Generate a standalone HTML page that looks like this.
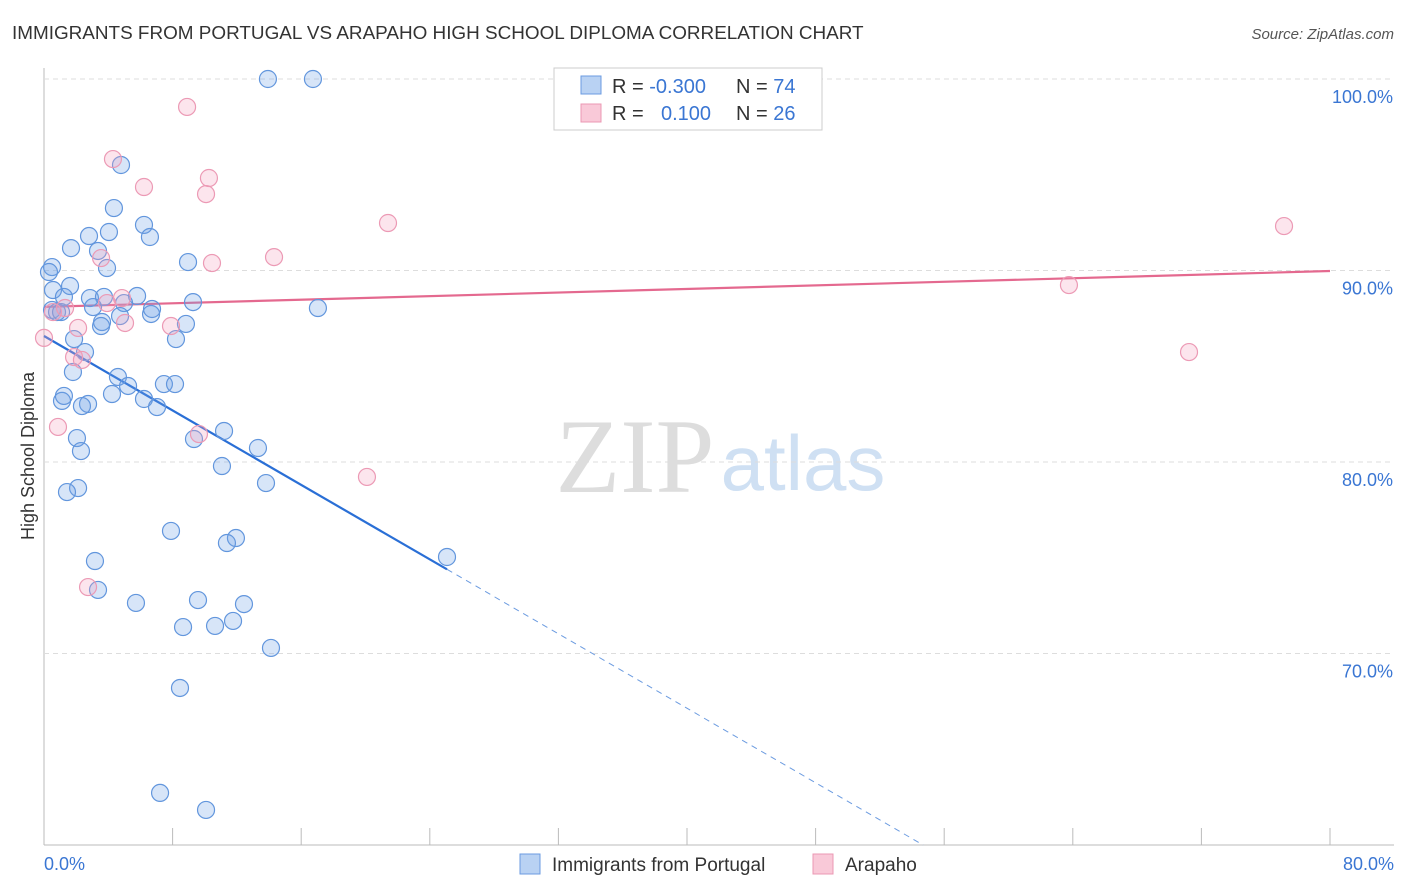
<!DOCTYPE html>
<html><head><meta charset="utf-8"><style>
body{margin:0;background:#fff;font-family:"Liberation Sans",sans-serif}
#wrap{position:relative;width:1406px;height:892px;overflow:hidden}
</style></head><body>
<div id="wrap">
<svg id="svg" width="1406" height="892" xmlns="http://www.w3.org/2000/svg">
<text x="12" y="39" font-size="18.9" fill="#333">IMMIGRANTS FROM PORTUGAL VS ARAPAHO HIGH SCHOOL DIPLOMA CORRELATION CHART</text>
<text x="1394" y="39" font-size="15" fill="#555" font-style="italic" text-anchor="end">Source: ZipAtlas.com</text>
<text transform="translate(34,456) rotate(-90)" font-size="18" fill="#333" text-anchor="middle">High School Diploma</text>
<g>
<text x="635" y="492" font-size="106" font-family="Liberation Serif,serif" fill="#ddd" text-anchor="middle">ZIP</text>
<text x="803" y="490" font-size="78" fill="#cfe0f3" text-anchor="middle">atlas</text>
</g>
<g id="grid"></g><g id="lines"></g><g id="pts"></g>
<g>
<rect x="554" y="68" width="268" height="62" fill="#fff" stroke="#ccc"/>
<rect x="581" y="76" width="20" height="18" fill="#b9d2f3" stroke="#6b9be0"/>
<rect x="581" y="104" width="20" height="18" fill="#f9c9d8" stroke="#eb98b3"/>
<text x="612" y="93" font-size="20" fill="#333">R = <tspan fill="#3a76d3">-0.300</tspan></text>
<text x="736" y="93" font-size="20" fill="#333">N = <tspan fill="#3a76d3">74</tspan></text>
<text x="612" y="120" font-size="20" fill="#333">R = <tspan fill="#3a76d3" x="661">0.100</tspan></text>
<text x="736" y="120" font-size="20" fill="#333">N = <tspan fill="#3a76d3">26</tspan></text>
</g>
<g>
<rect x="520" y="854" width="20" height="20" fill="#b9d2f3" stroke="#6b9be0"/>
<text x="552" y="871" font-size="19" fill="#333">Immigrants from Portugal</text>
<rect x="813" y="854" width="20" height="20" fill="#f9c9d8" stroke="#eb98b3"/>
<text x="845" y="871" font-size="19" fill="#333">Arapaho</text>
</g>
</svg>
</div>
<script>
const yTicks=[100,90,80,70];
const yTickLabels=["100.0%","90.0%","80.0%","70.0%"];
const xTicks=[0,8,16,24,32,40,48,56,64,72,80];
const xTickLabels=["0.0%","80.0%"];
const blueX=[13.93,16.73,4.79,4.35,6.22,6.59,4.04,2.80,1.68,3.36,8.96,3.92,0.50,0.31,1.62,0.56,5.79,1.24,2.86,3.73,4.98,9.27,17.04,3.05,0.50,0.81,1.06,6.66,6.72,3.61,8.83,3.55,4.73,8.21,1.87,2.55,1.80,4.60,5.23,7.46,8.15,4.23,6.22,1.12,1.24,2.74,2.36,7.03,11.20,2.05,9.33,13.31,2.30,11.07,13.81,2.12,1.43,25.07,7.90,11.94,11.38,3.17,3.36,5.72,9.58,12.44,8.65,10.64,11.76,14.12,8.46,7.22,10.08];
const blueY=[100,100,95.51,93.26,92.38,91.75,92.01,91.80,91.17,91.02,90.44,90.13,90.18,89.92,89.19,88.98,88.67,88.62,88.56,88.62,88.30,88.35,88.04,88.09,87.94,87.83,87.83,87.73,87.99,87.31,87.21,87.10,87.62,86.42,86.42,85.74,84.70,84.44,83.97,84.07,84.07,83.55,83.29,83.19,83.45,83.03,82.92,82.87,81.62,81.25,81.20,80.73,80.57,79.79,78.90,78.64,78.43,75.04,76.40,76.03,75.77,74.83,73.32,72.64,72.79,72.58,71.38,71.44,71.70,70.29,68.20,62.72,61.83];
const pinkX=[8.90,4.29,6.22,10.26,10.08,21.40,77.14,14.31,10.45,3.55,63.76,4.85,3.92,0.56,1.31,7.90,5.04,2.12,0,1.87,2.36,71.23,20.09,0.87,9.64,2.74];
const pinkY=[98.54,95.82,94.36,94.83,93.99,92.48,92.32,90.70,90.39,90.65,89.24,88.56,88.30,87.83,88.04,87.10,87.26,87.00,86.48,85.48,85.33,85.74,79.22,81.83,81.46,73.47];
const blueTrend=[86.58,-0.486];const blueSolidEnd=25.07;
const pinkTrend=[88.10,0.0234];
const NS="http://www.w3.org/2000/svg";
const X=v=>44+v*(1286/80), Y=v=>79+(100-v)*19.15;
function mk(t,a,p){const e=document.createElementNS(NS,t);for(const k in a)e.setAttribute(k,a[k]);p.appendChild(e);return e;}
const grid=document.getElementById('grid');
mk('line',{x1:44,y1:68,x2:44,y2:845,stroke:'#bbb'},grid);
mk('line',{x1:44,y1:845,x2:1394,y2:845,stroke:'#bbb'},grid);
yTicks.forEach((t,i)=>{
 const l=mk('line',{x1:44,y1:Y(t),x2:1394,y2:Y(t),stroke:'#ddd','stroke-dasharray':'5,4'},grid);
 
 
 const tx=mk('text',{x:1393,y:Y(t)+24,'font-size':18,fill:'#3a76d3','text-anchor':'end'},grid);tx.textContent=yTickLabels[i];
 
 
});
xTicks.forEach(t=>{const l=mk('line',{x1:X(t),y1:828,x2:X(t),y2:845,stroke:'#bbb'},grid);
 
 });
[[0,44,'start'],[80,1394,'end']].forEach((d,i)=>{const tx=mk('text',{x:d[1],y:870,'font-size':18,fill:'#3a76d3','text-anchor':d[2]},grid);tx.textContent=xTickLabels[i];
 
 });
const pts=document.getElementById('pts');
blueX.forEach((x,i)=>{const c=mk('circle',{cx:X(x),cy:Y(blueY[i]),r:8.5,fill:'rgba(110,160,230,0.28)',stroke:'#6296dd','stroke-width':1.2},pts);
 
 });
pinkX.forEach((x,i)=>{const c=mk('circle',{cx:X(x),cy:Y(pinkY[i]),r:8.5,fill:'rgba(245,160,190,0.28)',stroke:'#ec9ab5','stroke-width':1.2},pts);
 
 });
const lines=document.getElementById('lines');
const bt=x=>blueTrend[0]+blueTrend[1]*x, pt=x=>pinkTrend[0]+pinkTrend[1]*x;
const xEnd=(60-blueTrend[0])/blueTrend[1];
let l=mk('line',{x1:X(0),y1:Y(bt(0)),x2:X(blueSolidEnd),y2:Y(bt(blueSolidEnd)),stroke:'#2a6fd6','stroke-width':2.2},lines);


l=mk('line',{x1:X(blueSolidEnd),y1:Y(bt(blueSolidEnd)),x2:X(xEnd),y2:Y(60),stroke:'#6b9be0','stroke-width':1,'stroke-dasharray':'6,5'},lines);


l=mk('line',{x1:X(0),y1:Y(pt(0)),x2:X(80),y2:Y(pt(80)),stroke:'#e4698f','stroke-width':2.2},lines);


</script>
</body></html>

◆ ◆ ◆ ◆ ◆

▶ Written exercise
Do not include the images; transcribe the rest of the listing exactly.

▶ Task response
Generate a standalone HTML page that looks like this.
<!DOCTYPE html>
<html><head><meta charset="utf-8"><style>
body{margin:0;background:#fff;font-family:"Liberation Sans",sans-serif}
#wrap{position:relative;width:1406px;height:892px;overflow:hidden}
</style></head><body>
<div id="wrap">
<svg id="svg" width="1406" height="892" xmlns="http://www.w3.org/2000/svg">
<text x="12" y="39" font-size="18.9" fill="#333">IMMIGRANTS FROM PORTUGAL VS ARAPAHO HIGH SCHOOL DIPLOMA CORRELATION CHART</text>
<text x="1394" y="39" font-size="15" fill="#555" font-style="italic" text-anchor="end">Source: ZipAtlas.com</text>
<text transform="translate(34,456) rotate(-90)" font-size="18" fill="#333" text-anchor="middle">High School Diploma</text>
<g>
<text x="635" y="492" font-size="106" font-family="Liberation Serif,serif" fill="#ddd" text-anchor="middle">ZIP</text>
<text x="803" y="490" font-size="78" fill="#cfe0f3" text-anchor="middle">atlas</text>
</g>
<g id="grid"></g><g id="lines"></g><g id="pts"></g>
<g>
<rect x="554" y="68" width="268" height="62" fill="#fff" stroke="#ccc"/>
<rect x="581" y="76" width="20" height="18" fill="#b9d2f3" stroke="#6b9be0"/>
<rect x="581" y="104" width="20" height="18" fill="#f9c9d8" stroke="#eb98b3"/>
<text x="612" y="93" font-size="20" fill="#333">R = <tspan fill="#3a76d3">-0.300</tspan></text>
<text x="736" y="93" font-size="20" fill="#333">N = <tspan fill="#3a76d3">74</tspan></text>
<text x="612" y="120" font-size="20" fill="#333">R = <tspan fill="#3a76d3" x="661">0.100</tspan></text>
<text x="736" y="120" font-size="20" fill="#333">N = <tspan fill="#3a76d3">26</tspan></text>
</g>
<g>
<rect x="520" y="854" width="20" height="20" fill="#b9d2f3" stroke="#6b9be0"/>
<text x="552" y="871" font-size="19" fill="#333">Immigrants from Portugal</text>
<rect x="813" y="854" width="20" height="20" fill="#f9c9d8" stroke="#eb98b3"/>
<text x="845" y="871" font-size="19" fill="#333">Arapaho</text>
</g>
</svg>
</div>
<script>
const yTicks=[100,90,80,70];
const yTickLabels=["100.0%","90.0%","80.0%","70.0%"];
const xTicks=[0,8,16,24,32,40,48,56,64,72,80];
const xTickLabels=["0.0%","80.0%"];
const blueX=[13.93,16.73,4.79,4.35,6.22,6.59,4.04,2.80,1.68,3.36,8.96,3.92,0.50,0.31,1.62,0.56,5.79,1.24,2.86,3.73,4.98,9.27,17.04,3.05,0.50,0.81,1.06,6.66,6.72,3.61,8.83,3.55,4.73,8.21,1.87,2.55,1.80,4.60,5.23,7.46,8.15,4.23,6.22,1.12,1.24,2.74,2.36,7.03,11.20,2.05,9.33,13.31,2.30,11.07,13.81,2.12,1.43,25.07,7.90,11.94,11.38,3.17,3.36,5.72,9.58,12.44,8.65,10.64,11.76,14.12,8.46,7.22,10.08];
const blueY=[100,100,95.51,93.26,92.38,91.75,92.01,91.80,91.17,91.02,90.44,90.13,90.18,89.92,89.19,88.98,88.67,88.62,88.56,88.62,88.30,88.35,88.04,88.09,87.94,87.83,87.83,87.73,87.99,87.31,87.21,87.10,87.62,86.42,86.42,85.74,84.70,84.44,83.97,84.07,84.07,83.55,83.29,83.19,83.45,83.03,82.92,82.87,81.62,81.25,81.20,80.73,80.57,79.79,78.90,78.64,78.43,75.04,76.40,76.03,75.77,74.83,73.32,72.64,72.79,72.58,71.38,71.44,71.70,70.29,68.20,62.72,61.83];
const pinkX=[8.90,4.29,6.22,10.26,10.08,21.40,77.14,14.31,10.45,3.55,63.76,4.85,3.92,0.56,1.31,7.90,5.04,2.12,0,1.87,2.36,71.23,20.09,0.87,9.64,2.74];
const pinkY=[98.54,95.82,94.36,94.83,93.99,92.48,92.32,90.70,90.39,90.65,89.24,88.56,88.30,87.83,88.04,87.10,87.26,87.00,86.48,85.48,85.33,85.74,79.22,81.83,81.46,73.47];
const blueTrend=[86.58,-0.486];const blueSolidEnd=25.07;
const pinkTrend=[88.10,0.0234];
const NS="http://www.w3.org/2000/svg";
const X=v=>44+v*(1286/80), Y=v=>79+(100-v)*19.15;
function mk(t,a,p){const e=document.createElementNS(NS,t);for(const k in a)e.setAttribute(k,a[k]);p.appendChild(e);return e;}
const grid=document.getElementById('grid');
mk('line',{x1:44,y1:68,x2:44,y2:845,stroke:'#bbb'},grid);
mk('line',{x1:44,y1:845,x2:1394,y2:845,stroke:'#bbb'},grid);
yTicks.forEach((t,i)=>{
 const l=mk('line',{x1:44,y1:Y(t),x2:1394,y2:Y(t),stroke:'#ddd','stroke-dasharray':'5,4'},grid);
 
 
 const tx=mk('text',{x:1393,y:Y(t)+24,'font-size':18,fill:'#3a76d3','text-anchor':'end'},grid);tx.textContent=yTickLabels[i];
 
 
});
xTicks.forEach(t=>{const l=mk('line',{x1:X(t),y1:828,x2:X(t),y2:845,stroke:'#bbb'},grid);
 
 });
[[0,44,'start'],[80,1394,'end']].forEach((d,i)=>{const tx=mk('text',{x:d[1],y:870,'font-size':18,fill:'#3a76d3','text-anchor':d[2]},grid);tx.textContent=xTickLabels[i];
 
 });
const pts=document.getElementById('pts');
blueX.forEach((x,i)=>{const c=mk('circle',{cx:X(x),cy:Y(blueY[i]),r:8.5,fill:'rgba(110,160,230,0.28)',stroke:'#6296dd','stroke-width':1.2},pts);
 
 });
pinkX.forEach((x,i)=>{const c=mk('circle',{cx:X(x),cy:Y(pinkY[i]),r:8.5,fill:'rgba(245,160,190,0.28)',stroke:'#ec9ab5','stroke-width':1.2},pts);
 
 });
const lines=document.getElementById('lines');
const bt=x=>blueTrend[0]+blueTrend[1]*x, pt=x=>pinkTrend[0]+pinkTrend[1]*x;
const xEnd=(60-blueTrend[0])/blueTrend[1];
let l=mk('line',{x1:X(0),y1:Y(bt(0)),x2:X(blueSolidEnd),y2:Y(bt(blueSolidEnd)),stroke:'#2a6fd6','stroke-width':2.2},lines);


l=mk('line',{x1:X(blueSolidEnd),y1:Y(bt(blueSolidEnd)),x2:X(xEnd),y2:Y(60),stroke:'#6b9be0','stroke-width':1,'stroke-dasharray':'6,5'},lines);


l=mk('line',{x1:X(0),y1:Y(pt(0)),x2:X(80),y2:Y(pt(80)),stroke:'#e4698f','stroke-width':2.2},lines);


</script>
</body></html>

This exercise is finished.